Talking with MKO SUN

We get a little bit closer to MKO SUN (who may be artistry personified).

 

Anybody who listened to Michiko when we reviewed it recently will know that MKO SUN is not your typical musician. In fact, it feels strange to refer to her as anything other than an artist. Every nuance of sound on the track felt painstakingly crafted to neglect the idea of music as a commodity or luxury, focusing on the art of creation.

The artistic flourish of MKO SUN remains apparent as you speak to her. There is no demystifying revelation of a pop star toeing lines; she’s the real artistic deal. As she discusses her upcoming EP, Opus Opalus, she makes it clear that each track is its own individual work of art – there is no vacuous pop song unit shifter, or track without significance and semantics.

MKO SUN in shortI wrote [the EP] in the aftermath of losing my father, with each song being somehow related to that experience. The EP is for him. So the biggest challenge in the EP was not letting the subject matter get the better of me – but it was incredibly healing and rewarding.
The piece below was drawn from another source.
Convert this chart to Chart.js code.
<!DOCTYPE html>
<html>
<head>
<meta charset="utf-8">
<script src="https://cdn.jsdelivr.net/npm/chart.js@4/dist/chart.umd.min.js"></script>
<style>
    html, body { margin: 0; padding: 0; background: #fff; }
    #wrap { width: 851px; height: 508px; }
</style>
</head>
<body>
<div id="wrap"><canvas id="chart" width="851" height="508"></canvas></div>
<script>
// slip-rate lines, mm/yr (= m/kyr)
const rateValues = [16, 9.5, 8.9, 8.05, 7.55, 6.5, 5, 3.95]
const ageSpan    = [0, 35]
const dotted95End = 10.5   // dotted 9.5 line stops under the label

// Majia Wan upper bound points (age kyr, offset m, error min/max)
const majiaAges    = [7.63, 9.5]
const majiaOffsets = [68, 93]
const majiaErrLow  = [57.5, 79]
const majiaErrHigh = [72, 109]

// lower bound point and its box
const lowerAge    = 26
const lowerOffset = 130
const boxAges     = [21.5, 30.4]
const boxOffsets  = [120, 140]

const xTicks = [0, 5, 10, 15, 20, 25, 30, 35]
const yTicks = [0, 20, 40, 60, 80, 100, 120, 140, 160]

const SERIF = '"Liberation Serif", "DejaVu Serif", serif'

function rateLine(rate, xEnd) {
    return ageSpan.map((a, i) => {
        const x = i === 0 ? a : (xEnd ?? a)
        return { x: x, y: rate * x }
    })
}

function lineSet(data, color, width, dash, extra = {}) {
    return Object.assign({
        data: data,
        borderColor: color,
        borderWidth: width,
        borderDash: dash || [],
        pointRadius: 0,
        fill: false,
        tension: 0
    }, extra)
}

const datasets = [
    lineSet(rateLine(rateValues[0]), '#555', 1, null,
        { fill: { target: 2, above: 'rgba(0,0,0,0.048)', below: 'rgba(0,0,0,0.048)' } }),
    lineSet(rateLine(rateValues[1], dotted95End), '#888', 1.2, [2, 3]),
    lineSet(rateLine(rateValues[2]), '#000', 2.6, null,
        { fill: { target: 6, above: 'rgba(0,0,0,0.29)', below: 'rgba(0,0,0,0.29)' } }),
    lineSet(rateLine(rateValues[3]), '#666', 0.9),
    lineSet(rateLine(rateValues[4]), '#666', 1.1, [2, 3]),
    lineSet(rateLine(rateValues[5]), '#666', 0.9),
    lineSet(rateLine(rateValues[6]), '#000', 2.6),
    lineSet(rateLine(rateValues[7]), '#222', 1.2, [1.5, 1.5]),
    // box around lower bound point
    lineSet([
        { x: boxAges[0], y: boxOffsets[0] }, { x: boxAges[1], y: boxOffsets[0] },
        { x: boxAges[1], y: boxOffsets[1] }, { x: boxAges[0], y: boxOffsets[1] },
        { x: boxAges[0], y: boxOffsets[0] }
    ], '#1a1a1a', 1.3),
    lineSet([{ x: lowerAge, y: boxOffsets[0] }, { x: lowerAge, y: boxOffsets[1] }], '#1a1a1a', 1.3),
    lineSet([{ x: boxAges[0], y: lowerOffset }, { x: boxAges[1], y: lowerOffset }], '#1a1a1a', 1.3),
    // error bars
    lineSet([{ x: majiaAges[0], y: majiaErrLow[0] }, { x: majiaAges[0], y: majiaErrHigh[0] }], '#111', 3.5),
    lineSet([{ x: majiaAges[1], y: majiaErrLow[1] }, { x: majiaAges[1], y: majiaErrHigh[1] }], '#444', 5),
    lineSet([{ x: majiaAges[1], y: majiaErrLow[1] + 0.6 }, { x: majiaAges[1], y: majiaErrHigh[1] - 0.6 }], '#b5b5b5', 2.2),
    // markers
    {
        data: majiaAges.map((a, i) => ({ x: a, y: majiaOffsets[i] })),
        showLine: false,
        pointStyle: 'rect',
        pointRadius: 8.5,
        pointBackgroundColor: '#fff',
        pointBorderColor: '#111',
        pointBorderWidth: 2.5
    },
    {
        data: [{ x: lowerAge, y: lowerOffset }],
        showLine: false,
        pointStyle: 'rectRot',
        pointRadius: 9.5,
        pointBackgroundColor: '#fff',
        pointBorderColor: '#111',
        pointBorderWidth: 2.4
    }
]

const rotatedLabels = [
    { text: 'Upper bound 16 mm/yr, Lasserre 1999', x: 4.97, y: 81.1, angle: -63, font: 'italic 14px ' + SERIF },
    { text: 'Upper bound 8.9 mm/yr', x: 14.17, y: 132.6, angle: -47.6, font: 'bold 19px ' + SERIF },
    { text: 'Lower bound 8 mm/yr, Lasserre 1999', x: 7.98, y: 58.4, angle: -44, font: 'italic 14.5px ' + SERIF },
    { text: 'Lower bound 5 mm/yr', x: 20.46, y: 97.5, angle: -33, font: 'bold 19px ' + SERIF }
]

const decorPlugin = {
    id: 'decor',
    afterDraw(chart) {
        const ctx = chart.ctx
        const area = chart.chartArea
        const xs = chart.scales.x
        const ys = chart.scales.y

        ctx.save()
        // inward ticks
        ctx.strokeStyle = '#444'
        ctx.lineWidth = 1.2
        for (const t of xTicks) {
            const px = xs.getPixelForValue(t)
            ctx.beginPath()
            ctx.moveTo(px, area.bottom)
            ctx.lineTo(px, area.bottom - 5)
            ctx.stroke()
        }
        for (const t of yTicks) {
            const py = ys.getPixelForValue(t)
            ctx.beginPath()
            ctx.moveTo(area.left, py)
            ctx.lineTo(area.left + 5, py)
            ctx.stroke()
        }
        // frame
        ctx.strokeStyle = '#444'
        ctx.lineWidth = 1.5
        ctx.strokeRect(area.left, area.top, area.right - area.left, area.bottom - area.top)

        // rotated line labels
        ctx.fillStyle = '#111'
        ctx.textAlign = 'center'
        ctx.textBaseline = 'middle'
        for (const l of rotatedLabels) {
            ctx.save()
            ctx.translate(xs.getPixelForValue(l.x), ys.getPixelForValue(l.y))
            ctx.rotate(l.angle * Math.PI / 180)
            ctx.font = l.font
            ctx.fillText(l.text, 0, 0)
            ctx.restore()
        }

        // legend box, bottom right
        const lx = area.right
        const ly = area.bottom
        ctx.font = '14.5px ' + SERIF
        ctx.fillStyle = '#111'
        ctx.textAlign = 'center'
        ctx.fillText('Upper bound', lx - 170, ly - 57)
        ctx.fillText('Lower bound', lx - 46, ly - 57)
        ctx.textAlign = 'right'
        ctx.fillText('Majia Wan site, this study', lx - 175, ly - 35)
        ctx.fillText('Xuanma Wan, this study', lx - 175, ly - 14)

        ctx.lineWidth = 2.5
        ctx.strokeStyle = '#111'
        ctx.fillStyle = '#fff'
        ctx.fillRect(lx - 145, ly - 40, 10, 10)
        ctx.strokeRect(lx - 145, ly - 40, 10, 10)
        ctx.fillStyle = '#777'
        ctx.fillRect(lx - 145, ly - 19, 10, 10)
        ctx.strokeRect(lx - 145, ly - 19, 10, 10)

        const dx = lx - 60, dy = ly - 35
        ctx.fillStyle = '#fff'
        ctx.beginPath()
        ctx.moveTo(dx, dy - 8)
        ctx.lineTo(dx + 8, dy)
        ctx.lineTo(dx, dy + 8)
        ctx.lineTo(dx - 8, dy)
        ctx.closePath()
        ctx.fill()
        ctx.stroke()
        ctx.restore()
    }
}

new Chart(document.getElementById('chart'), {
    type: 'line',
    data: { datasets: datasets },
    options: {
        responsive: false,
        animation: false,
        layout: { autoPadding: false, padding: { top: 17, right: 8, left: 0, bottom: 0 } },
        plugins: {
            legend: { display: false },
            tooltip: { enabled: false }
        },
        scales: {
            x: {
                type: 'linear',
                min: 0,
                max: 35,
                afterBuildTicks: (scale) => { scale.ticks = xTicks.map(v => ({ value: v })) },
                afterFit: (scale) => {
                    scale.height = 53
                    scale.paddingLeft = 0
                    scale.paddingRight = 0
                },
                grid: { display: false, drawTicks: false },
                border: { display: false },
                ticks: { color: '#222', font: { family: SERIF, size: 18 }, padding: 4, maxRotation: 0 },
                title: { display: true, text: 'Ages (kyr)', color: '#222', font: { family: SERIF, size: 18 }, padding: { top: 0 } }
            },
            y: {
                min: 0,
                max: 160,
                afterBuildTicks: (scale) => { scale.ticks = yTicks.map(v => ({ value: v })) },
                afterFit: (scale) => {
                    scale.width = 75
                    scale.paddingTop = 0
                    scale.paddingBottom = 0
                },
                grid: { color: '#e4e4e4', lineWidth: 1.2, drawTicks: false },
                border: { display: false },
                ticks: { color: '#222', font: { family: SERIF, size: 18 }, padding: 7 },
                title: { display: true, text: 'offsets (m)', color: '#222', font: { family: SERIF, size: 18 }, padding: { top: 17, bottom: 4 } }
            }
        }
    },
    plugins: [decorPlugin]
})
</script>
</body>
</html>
With inspiration rooted in parental loss, it’s difficult to imagine the EP as being anything other than thoroughly thought out and meaningful. But it also bears with it the burden of sounding, conceptually, like it would be an experience steeped heavily in negativity. However, MKO’s description speaks to the contrary. The tracks seem to find the middle of the road between a celebration of life and enlightenment of existence, highlighting the birth of beauty from negative spaces.

Light Has No Mass [the fifth track on the EP] really sums up what the EP is all about. I imagine that when my father died, he shattered into stardust and is now sprinkled all across the galaxy. It’s tragically magic, which is the notion I’ve tried to capture on the EP.
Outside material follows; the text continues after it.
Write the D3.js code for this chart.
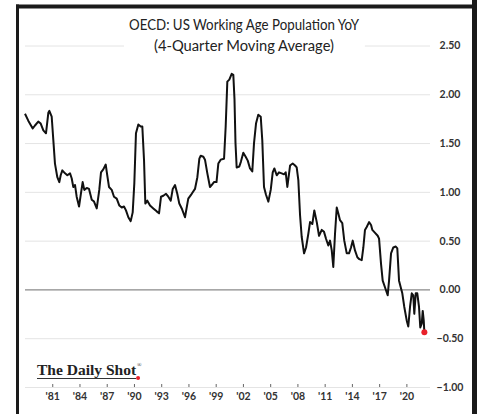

The birth story of Michiko is equally as cosmic and spiritual, albeit entirely coincidental. “I wrote the piano part at Michiko Rehearsal Studios in New York. I needed to name my rough recordings so I chose ‘Michiko’. While brainstorming lyric ideas later that night, I googled the meaning – it’s a Japanese name meaning “born on a lucky planet”.
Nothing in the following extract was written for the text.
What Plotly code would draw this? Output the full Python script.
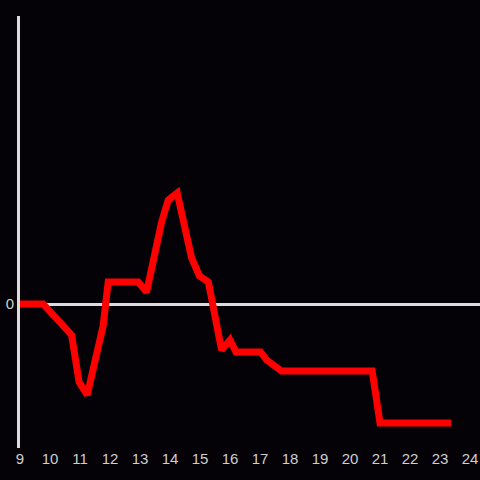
import plotly.graph_objects as go

hours = [9.0, 9.77, 10.72, 10.97, 11.24, 11.77, 11.94, 12.94, 13.22, 13.72, 13.94, 14.24,
         14.72, 14.98, 15.28, 15.72, 16.0, 16.2, 17.02, 17.22, 17.72, 20.74, 21.0, 23.37]
values = [0.0, 0.0, -3.1, -7.8, -9.1, -2.2, 2.2, 2.2, 1.2, 8.2, 10.4, 11.1,
          4.6, 2.8, 2.2, -4.6, -3.6, -4.8, -4.8, -5.6, -6.7, -6.7, -11.9, -11.9]
x_ticks = list(range(9, 25))

bg = "#040206"
axis_col = "#dcdcdc"
font_col = "#cfcfcf"

fig = go.Figure(go.Scatter(x=hours, y=values, mode="lines",
                           line=dict(color="#ff0000", width=7)))
fig.update_layout(
    width=480, height=480,
    paper_bgcolor=bg, plot_bgcolor=bg,
    margin=dict(l=20, r=0, t=16, b=32),
    showlegend=False,
    font=dict(family="Liberation Sans, Arial, sans-serif", size=14, color=font_col),
    xaxis=dict(range=[9, 9 + 460 / 30], tickvals=x_ticks, ticktext=[str(t) for t in x_ticks],
               tickfont=dict(size=15),
               showgrid=False, zeroline=False, showline=False, ticks="", ticklen=0),
    yaxis=dict(range=[-14.4, 28.8], tickvals=[0], ticktext=["0"], tickfont=dict(size=15),
               showgrid=False, zeroline=True, zerolinecolor=axis_col, zerolinewidth=3,
               showline=True, linecolor=axis_col, linewidth=3, ticks="", ticklen=0),
)
fig.write_html("out.html", config={"displayModeBar": False},
               post_script="document.body.style.margin='0';document.body.style.background='%s';" % bg)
I loved the phrase and immediately could hear the melody in my head. In the song, it refers to an elevated state of being; that place you find when you triumph over your mind and feel the lightness of the world, as opposed to its gravity.

Triumphant is definitely a key word to use for MKO SUN. As an act which began from making beats-driven music on Garageband, dropping an EP as finely tuned and wholesome as Opus Opalus is the definition of triumph. But there’s more to music than the studio side, and MKO considers the live aspect not only as important as the recordings but as an entirely seperate artform.

I don’t try to replicate my recordings in a live setting, the live show is its own entity. The studio and the stage are such different places, as are the mindsets of the audience for each. The adrenaline rush from performing live is unbeatable, but I also enjoy the luxury to deliberate over decisions that the studio offers.

Luckily for MKO, she’s on the verge of a very artistic period for her. With the release of her EP signalling the beginning of a tour with her band, both in her home country of Australia and overseas.

I have plans to get back to New York City next year. Besides that I’ve started collecting ideas for my next release,” MKO says, but she’s got more creativity in her to settle for just that. “Plus a few collaboration ideas with artists of various irks. A foggy outline for a feature film too…

MKO SUN must be a true artist, because the determined creativity never ends.